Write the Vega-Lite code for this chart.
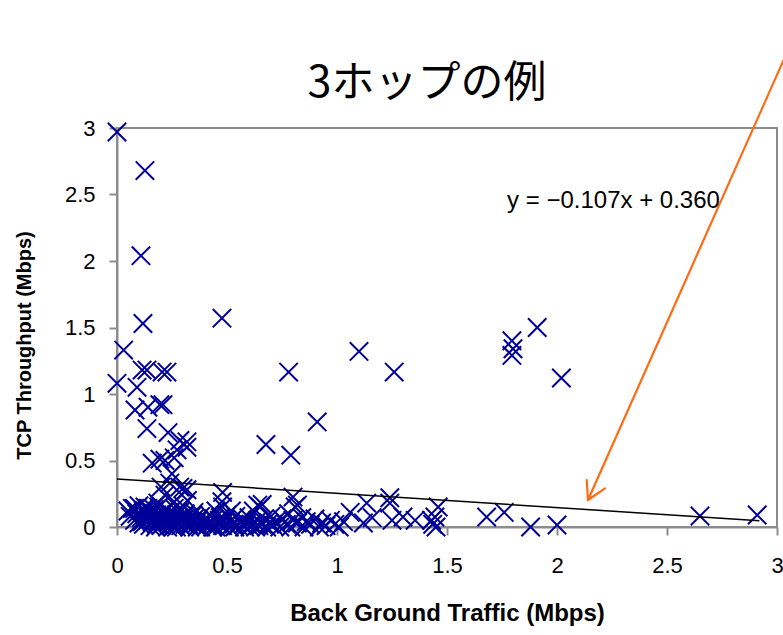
{
  "$schema": "https://vega.github.io/schema/vega-lite/v6.json",
  "autosize": {"type": "none"},
  "width": 660,
  "height": 399,
  "padding": {"left": 117, "top": 128, "right": 6, "bottom": 108},
  "background": "white",
  "config": {
    "view": {"stroke": "#8c8c8c", "strokeWidth": 2},
    "axis": {
      "grid": false,
      "domainColor": "#8c8c8c",
      "domainWidth": 2,
      "tickColor": "#8c8c8c",
      "tickWidth": 2,
      "tickSize": 8,
      "labelFlush": false,
      "labelFont": "Liberation Sans",
      "labelFontSize": 22,
      "labelColor": "black",
      "titleFont": "Liberation Sans",
      "titleFontWeight": "bold",
      "titleColor": "black"
    }
  },
  "title": {
    "text": "3ホップの例",
    "font": "Noto Sans CJK JP",
    "fontSize": 43,
    "fontWeight": "normal",
    "color": "black",
    "anchor": "middle",
    "dx": -20,
    "offset": -67
  },
  "datasets": {
    "pts": [
      {"bg": 0, "tp": 2.97}, {"bg": 0.127, "tp": 2.68}, {"bg": 0.109, "tp": 2.04}, {"bg": 0.118, "tp": 1.53},
      {"bg": 0.477, "tp": 1.57}, {"bg": 0.03, "tp": 1.33}, {"bg": 0, "tp": 1.08}, {"bg": 0.114, "tp": 1.18},
      {"bg": 0.136, "tp": 1.18}, {"bg": 0.205, "tp": 1.165}, {"bg": 0.227, "tp": 1.165}, {"bg": 0.091, "tp": 1.05},
      {"bg": 0.082, "tp": 0.88}, {"bg": 0.141, "tp": 0.9}, {"bg": 0.195, "tp": 0.92}, {"bg": 0.209, "tp": 0.92},
      {"bg": 0.136, "tp": 0.74}, {"bg": 0.232, "tp": 0.71}, {"bg": 0.286, "tp": 0.65}, {"bg": 0.318, "tp": 0.64},
      {"bg": 0.677, "tp": 0.62}, {"bg": 0.79, "tp": 0.54}, {"bg": 0.91, "tp": 0.79}, {"bg": 0.78, "tp": 1.165},
      {"bg": 1.1, "tp": 1.32}, {"bg": 1.26, "tp": 1.165}, {"bg": 1.91, "tp": 1.5}, {"bg": 1.795, "tp": 1.4},
      {"bg": 1.8, "tp": 1.34}, {"bg": 1.795, "tp": 1.29}, {"bg": 2.02, "tp": 1.12},
      {"bg": 0.16, "tp": 0.48}, {"bg": 0.195, "tp": 0.51}, {"bg": 0.218, "tp": 0.5}, {"bg": 0.26, "tp": 0.52},
      {"bg": 0.273, "tp": 0.58}, {"bg": 0.318, "tp": 0.6}, {"bg": 0.25, "tp": 0.4}, {"bg": 0.285, "tp": 0.3},
      {"bg": 0.318, "tp": 0.28}, {"bg": 0.218, "tp": 0.24}, {"bg": 0.48, "tp": 0.26}, {"bg": 0.477, "tp": 0.19},
      {"bg": 0.08, "tp": 0.14}, {"bg": 0.127, "tp": 0.15}, {"bg": 0.186, "tp": 0.18}, {"bg": 0.2, "tp": 0.3},
      {"bg": 0.24, "tp": 0.33}, {"bg": 0.26, "tp": 0.19}, {"bg": 0.3, "tp": 0.16}, {"bg": 0.32, "tp": 0.2},
      {"bg": 0.52, "tp": 0.12}, {"bg": 0.66, "tp": 0.17}, {"bg": 0.64, "tp": 0.165}, {"bg": 0.8, "tp": 0.225},
      {"bg": 0.82, "tp": 0.165}, {"bg": 0.3, "tp": 0.29},
      {"bg": 0.05, "tp": 0.12}, {"bg": 0.06, "tp": 0.08}, {"bg": 0.07, "tp": 0.14}, {"bg": 0.08, "tp": 0.05},
      {"bg": 0.09, "tp": 0.1}, {"bg": 0.1, "tp": 0.16}, {"bg": 0.1, "tp": 0.03}, {"bg": 0.11, "tp": 0.07},
      {"bg": 0.12, "tp": 0.12}, {"bg": 0.12, "tp": 0.02}, {"bg": 0.13, "tp": 0.09}, {"bg": 0.14, "tp": 0.05},
      {"bg": 0.14, "tp": 0.14}, {"bg": 0.15, "tp": 0.01}, {"bg": 0.15, "tp": 0.08}, {"bg": 0.16, "tp": 0.11},
      {"bg": 0.16, "tp": 0.04}, {"bg": 0.17, "tp": 0.06}, {"bg": 0.17, "tp": 0.13}, {"bg": 0.18, "tp": 0.02},
      {"bg": 0.18, "tp": 0.09}, {"bg": 0.19, "tp": 0.05}, {"bg": 0.19, "tp": 0.15}, {"bg": 0.2, "tp": 0.07},
      {"bg": 0.2, "tp": 0.01}, {"bg": 0.21, "tp": 0.1}, {"bg": 0.21, "tp": 0.03}, {"bg": 0.22, "tp": 0.06},
      {"bg": 0.22, "tp": 0.13}, {"bg": 0.23, "tp": 0.0}, {"bg": 0.23, "tp": 0.08}, {"bg": 0.24, "tp": 0.04},
      {"bg": 0.24, "tp": 0.11}, {"bg": 0.25, "tp": 0.02}, {"bg": 0.25, "tp": 0.07}, {"bg": 0.26, "tp": 0.05},
      {"bg": 0.26, "tp": 0.14}, {"bg": 0.27, "tp": 0.0}, {"bg": 0.27, "tp": 0.09}, {"bg": 0.28, "tp": 0.03},
      {"bg": 0.28, "tp": 0.06}, {"bg": 0.29, "tp": 0.12}, {"bg": 0.29, "tp": 0.01}, {"bg": 0.3, "tp": 0.05},
      {"bg": 0.3, "tp": 0.08}, {"bg": 0.31, "tp": 0.02}, {"bg": 0.31, "tp": 0.1}, {"bg": 0.32, "tp": 0.04},
      {"bg": 0.33, "tp": 0.0}, {"bg": 0.33, "tp": 0.07}, {"bg": 0.34, "tp": 0.03}, {"bg": 0.35, "tp": 0.06},
      {"bg": 0.35, "tp": 0.11}, {"bg": 0.36, "tp": 0.02}, {"bg": 0.37, "tp": 0.05}, {"bg": 0.38, "tp": 0.0},
      {"bg": 0.38, "tp": 0.08}, {"bg": 0.39, "tp": 0.03}, {"bg": 0.4, "tp": 0.06}, {"bg": 0.41, "tp": 0.01},
      {"bg": 0.42, "tp": 0.04}, {"bg": 0.42, "tp": 0.09}, {"bg": 0.43, "tp": 0.02}, {"bg": 0.44, "tp": 0.06},
      {"bg": 0.45, "tp": 0.0}, {"bg": 0.45, "tp": 0.12}, {"bg": 0.46, "tp": 0.03}, {"bg": 0.47, "tp": 0.07},
      {"bg": 0.48, "tp": 0.01}, {"bg": 0.48, "tp": 0.15}, {"bg": 0.49, "tp": 0.05}, {"bg": 0.5, "tp": 0.02},
      {"bg": 0.5, "tp": 0.09}, {"bg": 0.51, "tp": 0.0}, {"bg": 0.52, "tp": 0.05}, {"bg": 0.53, "tp": 0.02},
      {"bg": 0.54, "tp": 0.08}, {"bg": 0.55, "tp": 0.01}, {"bg": 0.56, "tp": 0.04}, {"bg": 0.57, "tp": 0.06},
      {"bg": 0.58, "tp": 0.0}, {"bg": 0.59, "tp": 0.03}, {"bg": 0.6, "tp": 0.07}, {"bg": 0.61, "tp": 0.02},
      {"bg": 0.62, "tp": 0.12}, {"bg": 0.63, "tp": 0.0}, {"bg": 0.64, "tp": 0.05}, {"bg": 0.65, "tp": 0.15},
      {"bg": 0.66, "tp": 0.02}, {"bg": 0.67, "tp": 0.06}, {"bg": 0.68, "tp": 0.0}, {"bg": 0.69, "tp": 0.03},
      {"bg": 0.7, "tp": 0.08}, {"bg": 0.71, "tp": 0.01}, {"bg": 0.72, "tp": 0.04}, {"bg": 0.74, "tp": 0.0},
      {"bg": 0.75, "tp": 0.06}, {"bg": 0.77, "tp": 0.02}, {"bg": 0.78, "tp": 0.1}, {"bg": 0.79, "tp": 0.0},
      {"bg": 0.8, "tp": 0.05}, {"bg": 0.81, "tp": 0.15}, {"bg": 0.82, "tp": 0.03}, {"bg": 0.84, "tp": 0.07},
      {"bg": 0.85, "tp": 0.0}, {"bg": 0.86, "tp": 0.04}, {"bg": 0.88, "tp": 0.02}, {"bg": 0.9, "tp": 0.06},
      {"bg": 0.92, "tp": 0.0}, {"bg": 0.93, "tp": 0.03}, {"bg": 0.95, "tp": 0.01}, {"bg": 0.97, "tp": 0.05},
      {"bg": 0.99, "tp": 0.02}, {"bg": 1.01, "tp": 0.0}, {"bg": 1.03, "tp": 0.04},
      {"bg": 0.115, "tp": 0.04}, {"bg": 0.135, "tp": 0.11}, {"bg": 0.175, "tp": 0.0}, {"bg": 0.215, "tp": 0.05},
      {"bg": 0.235, "tp": 0.1}, {"bg": 0.255, "tp": 0.0}, {"bg": 0.275, "tp": 0.04}, {"bg": 0.295, "tp": 0.07},
      {"bg": 0.325, "tp": 0.02}, {"bg": 0.345, "tp": 0.09}, {"bg": 0.365, "tp": 0.0}, {"bg": 0.395, "tp": 0.05},
      {"bg": 0.415, "tp": 0.02}, {"bg": 0.435, "tp": 0.0}, {"bg": 0.465, "tp": 0.05}, {"bg": 0.535, "tp": 0.0},
      {"bg": 0.575, "tp": 0.02}, {"bg": 0.605, "tp": 0.0}, {"bg": 0.645, "tp": 0.01}, {"bg": 0.705, "tp": 0.02},
      {"bg": 1.06, "tp": 0.11}, {"bg": 1.12, "tp": 0.03}, {"bg": 1.135, "tp": 0.18}, {"bg": 1.16, "tp": 0.07},
      {"bg": 1.24, "tp": 0.18}, {"bg": 1.24, "tp": 0.22}, {"bg": 1.25, "tp": 0.05}, {"bg": 1.3, "tp": 0.075},
      {"bg": 1.355, "tp": 0.05}, {"bg": 1.43, "tp": 0.05}, {"bg": 1.435, "tp": 0.02}, {"bg": 1.445, "tp": 0.075},
      {"bg": 1.46, "tp": 0.15}, {"bg": 1.45, "tp": 0.0}, {"bg": 1.68, "tp": 0.075}, {"bg": 1.76, "tp": 0.11},
      {"bg": 1.88, "tp": 0.0}, {"bg": 2.0, "tp": 0.015}, {"bg": 2.65, "tp": 0.083}, {"bg": 2.91, "tp": 0.09}
    ],
    "trend": [{"bg": 0, "tp": 0.36}, {"bg": 2.92, "tp": 0.0476}],
    "arrow": [
      {"x": 3.07, "y": 3.66, "x2": 2.141, "y2": 0.203},
      {"x": 2.141, "y": 0.203, "x2": 2.135, "y2": 0.353},
      {"x": 2.141, "y": 0.203, "x2": 2.218, "y2": 0.291}
    ],
    "eq": [{"x": 1.773, "y": 2.45, "label": "y = −0.107x + 0.360"}]
  },
  "layer": [
    {
      "data": {"name": "pts"},
      "mark": {
        "type": "point",
        "shape": "M-1,-1L1,1M-1,1L1,-1",
        "filled": false,
        "size": 340,
        "strokeWidth": 2,
        "color": "#000099",
        "opacity": 1
      },
      "encoding": {
        "x": {
          "field": "bg", "type": "quantitative",
          "scale": {"domain": [0, 3], "nice": false, "zero": false},
          "axis": {
            "values": [0, 0.5, 1, 1.5, 2, 2.5, 3],
            "format": "~g",
            "labelPadding": 20,
            "title": "Back Ground Traffic (Mbps)",
            "titleFontSize": 24,
            "titlePadding": 25
          }
        },
        "y": {
          "field": "tp", "type": "quantitative",
          "scale": {"domain": [0, 3], "nice": false, "zero": false},
          "axis": {
            "values": [0, 0.5, 1, 1.5, 2, 2.5, 3],
            "format": "~g",
            "labelPadding": 14,
            "title": "TCP Throughput (Mbps)",
            "titleFontSize": 20,
            "titlePadding": 30,
            "titleY": 217
          }
        }
      }
    },
    {
      "data": {"name": "trend"},
      "mark": {"type": "line", "color": "black", "strokeWidth": 1.5},
      "encoding": {
        "x": {"field": "bg", "type": "quantitative"},
        "y": {"field": "tp", "type": "quantitative"}
      }
    },
    {
      "data": {"name": "arrow"},
      "mark": {"type": "rule", "color": "#ff6a13", "strokeWidth": 2.2, "strokeCap": "round"},
      "encoding": {
        "x": {"field": "x", "type": "quantitative"},
        "y": {"field": "y", "type": "quantitative"},
        "x2": {"field": "x2"},
        "y2": {"field": "y2"}
      }
    },
    {
      "data": {"name": "eq"},
      "mark": {"type": "text", "align": "left", "baseline": "middle", "font": "Liberation Sans", "fontSize": 24, "color": "black"},
      "encoding": {
        "x": {"field": "x", "type": "quantitative"},
        "y": {"field": "y", "type": "quantitative"},
        "text": {"field": "label"}
      }
    }
  ]
}
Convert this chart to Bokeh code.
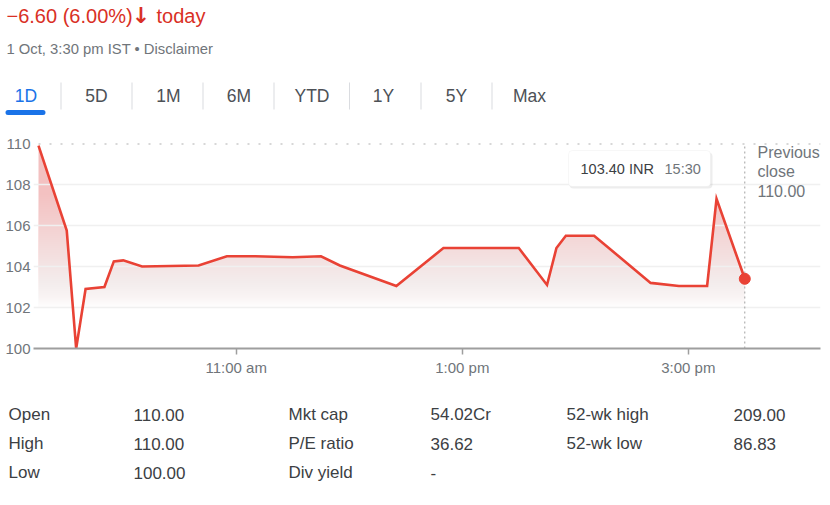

○ ○ ○ ○ ○

GIVEN PROBLEM - Your task is to list each line of the records with the word "code".

FINAL ANSWER -
Write the Vega-Lite code for this chart.
Convert this chart to Bokeh code.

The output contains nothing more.